Nasser's comments came as diplomatic prospects to reopen the narrow waterway appeared limited. The U.S. and Iran do not seem closer to an agreement to end the conflict and restore traffic through Hormuz. President Donald Trump said Monday the ceasefire with Tehran is on life support after he rejected its counterproposal to end the conflict.
Before the conflict, roughly 20% of the world's oil supplies transited the Strait of Hormuz. According to Aramco's chief executive, Iran has succeeded in shutting the passage since early March, forcing a substantial rerouting of exports and shipping patterns.
More than 600 vessels - predominantly oil and product tankers - are currently stranded inside the Gulf, Nasser said. In addition, about 240 ships are queued outside the strait. He warned that some of the vessels waiting outside may ultimately depart for other destinations after extended idling.
Those idled and redirected ships have left the global tanker fleet in a distorted configuration, Nasser said. "The fleet is mixed up" with some tankers positioned in the wrong regions, and vessels will need to be repositioned for supply chains to return to normal.
Even under the most optimistic timetable, the CEO added, energy and commodity supply chains will require several months to resume pre-conflict traffic as vessels are rerouted or taken out of long idle periods.
Nasser quantified the immediate supply impact: the market loses about 100 million barrels of supply each week the Strait remains closed. He noted that current daily transits have collapsed to just two to five ships compared with about 70 vessels a day before the war.
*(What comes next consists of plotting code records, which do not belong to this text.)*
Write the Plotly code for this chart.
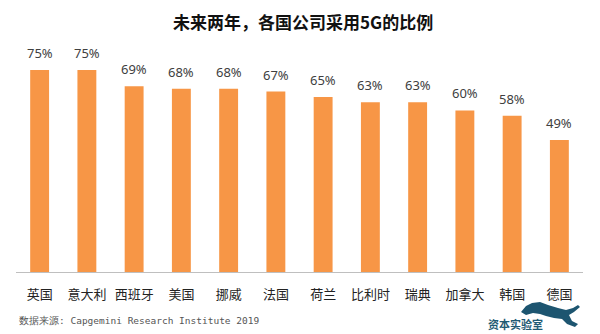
import plotly.graph_objects as go

categories = ["英国", "意大利", "西班牙", "美国", "挪威", "法国", "荷兰", "比利时", "瑞典", "加拿大", "韩国", "德国"]
values = [75, 75, 69, 68, 68, 67, 65, 63, 63, 60, 58, 49]
value_labels = [f"{v}%" for v in values]

title_text = "未来两年，各国公司采用5G的比例"
source_text = "数据来源: Capgemini Research Institute 2019"
logo_text = "资本实验室"

fig = go.Figure()
fig.add_trace(go.Bar(
    x=categories, y=values,
    marker=dict(color="#F79646", line=dict(width=0)),
    hoverinfo="skip",
))

for c, v, lab in zip(categories, values, value_labels):
    fig.add_annotation(x=c, y=v, text=lab, showarrow=False,
                       yanchor="bottom", yshift=6,
                       font=dict(family="Noto Sans", size=13, color="#404040"))

fig.add_annotation(xref="paper", yref="paper", x=0.5, xshift=3, y=1, yshift=20,
                   text="<b>" + title_text + "</b>", showarrow=False,
                   font=dict(family="Noto Sans CJK SC", size=17, color="#111111"),
                   xanchor="center", yanchor="bottom")

L, R, T, B = 16, 17, 56, 62
W, H = 600, 334
pw, ph = W - L - R, H - T - B

def px(x, y):
    return (x - L) / pw, (H - B - y) / ph

# decorative leaping-cat silhouette of the logo
cat_pts = [(521, 312), (526, 306), (532, 303), (540, 302), (548, 305), (558, 308), (566, 310),
           (573, 308), (578, 305), (580, 307), (574, 312), (569, 315), (572, 321), (578, 324),
           (575, 327), (567, 324), (562, 319), (554, 318), (546, 316), (540, 314), (533, 313),
           (526, 315)]
path = ""
for i, (a, b) in enumerate(cat_pts):
    u, v = px(a, b)
    path += ("M" if i == 0 else "L") + f"{u:.4f},{v:.4f} "
path += "Z"

fig.update_layout(
    width=W, height=H,
    margin=dict(l=L, r=R, t=T, b=B),
    paper_bgcolor="white", plot_bgcolor="white",
    bargap=0.6,
    showlegend=False,
    xaxis=dict(showline=True, linecolor="#BFBFBF", linewidth=1,
               ticks="", ticklabelstandoff=10,
               tickfont=dict(family="Noto Sans CJK SC", size=13, color="#222222"),
               fixedrange=True),
    yaxis=dict(range=[0, 80.2], visible=False, showgrid=False, zeroline=False),
    shapes=[dict(type="path", xref="paper", yref="paper", path=path,
                 fillcolor="#1D5570", line=dict(width=0))],
)

fig.add_annotation(xref="paper", yref="paper", x=0, xshift=1, y=0, yshift=-48,
                   text=source_text, showarrow=False, xanchor="left", yanchor="middle",
                   font=dict(family="DejaVu Sans Mono", size=9.5, color="#555555"))
fig.add_annotation(xref="paper", yref="paper", x=1, xshift=-38, y=0, yshift=-52,
                   text="<b>" + logo_text + "</b>", showarrow=False, xanchor="right", yanchor="middle",
                   font=dict(family="Noto Sans CJK SC", size=11, color="#1F5A73"))

fig.write_html("out.html")
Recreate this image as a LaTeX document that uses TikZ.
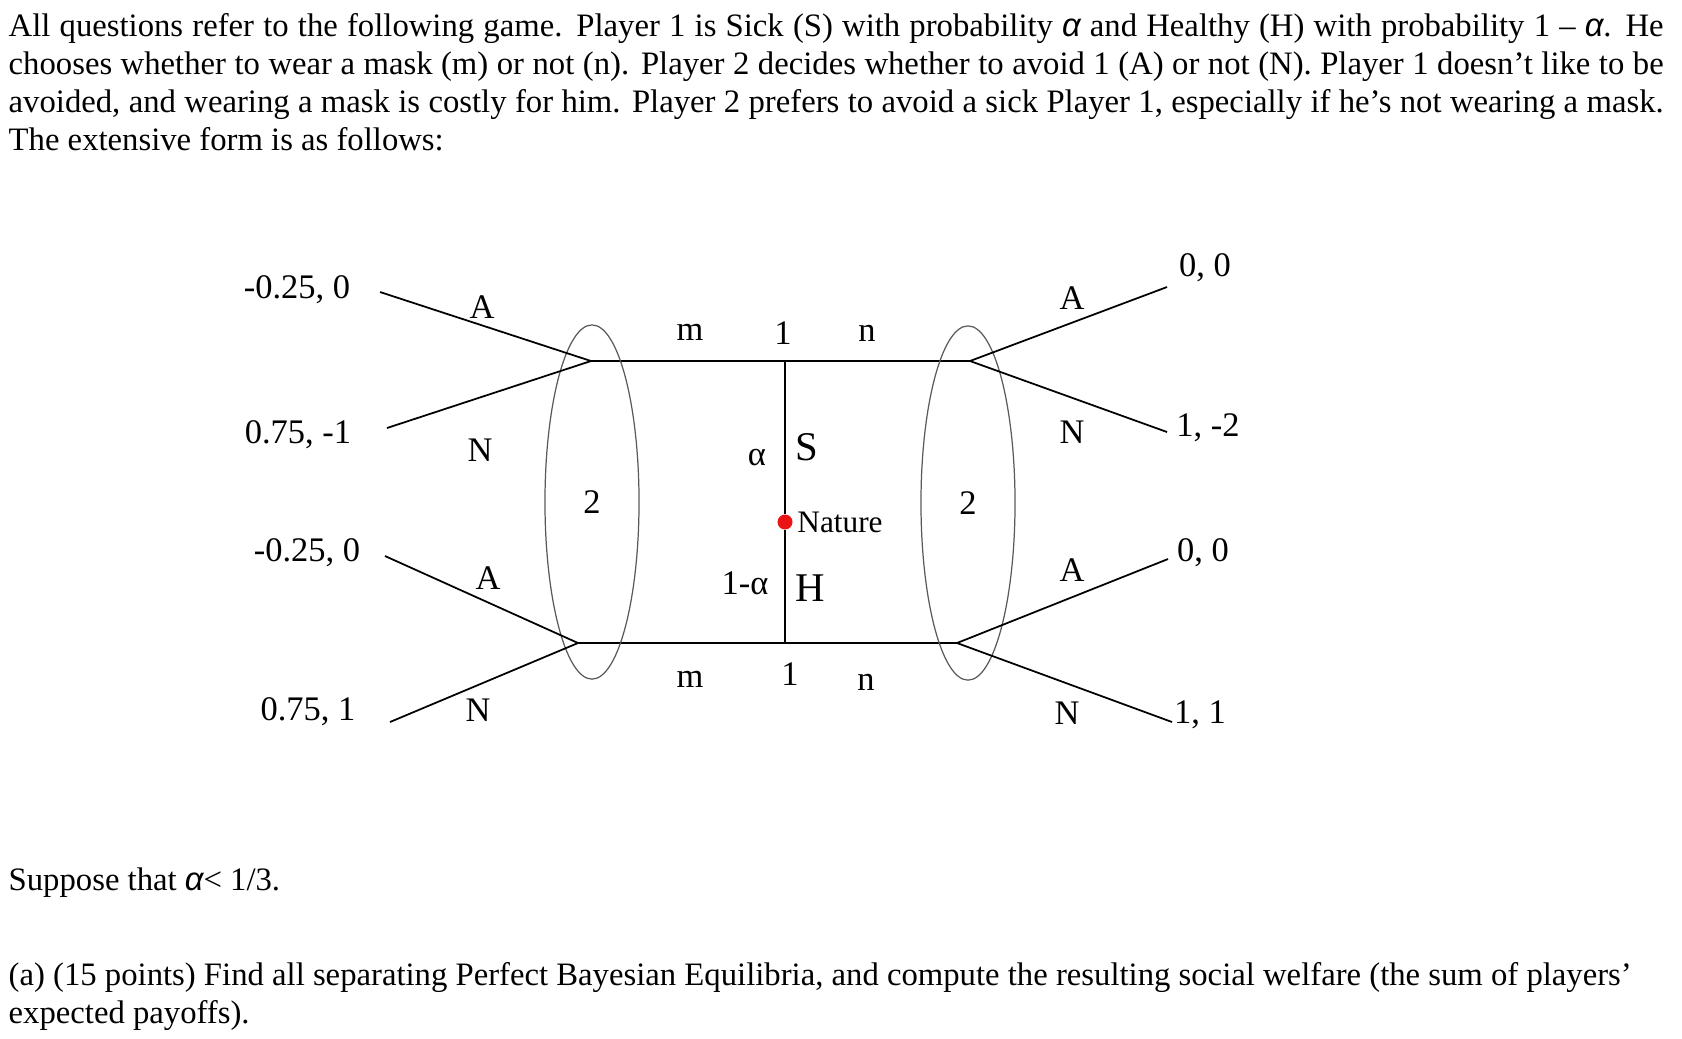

In aggregate, the market has already lost more than 1 billion barrels due to the closure of Hormuz, Nasser estimated. That gross loss has been partially offset - bringing the net loss to roughly 880 million barrels - by redirected exports through Saudi Arabia's East-West pipeline and by the release of government strategic reserves.
Aramco's CEO said oil inventories are falling quickly, with products such as gasoline and jet fuel especially affected by the shortfall of supply from the Middle East. "This may reach critically low levels ahead of the summer driving and travel season," he warned.
Describing the situation in stark terms, Nasser said the disruption to shipping through the strait has produced the largest energy supply shock on record.
The unfolding logistics dislocation - a combination of shuttered transit routes, a misallocated tanker fleet and government interventions - underpins Aramco's view that normal market operations will not be restored swiftly even if diplomacy prevails. In the meantime, downstream fuel availability and the timing of vessel redeployments will drive how fast markets recover.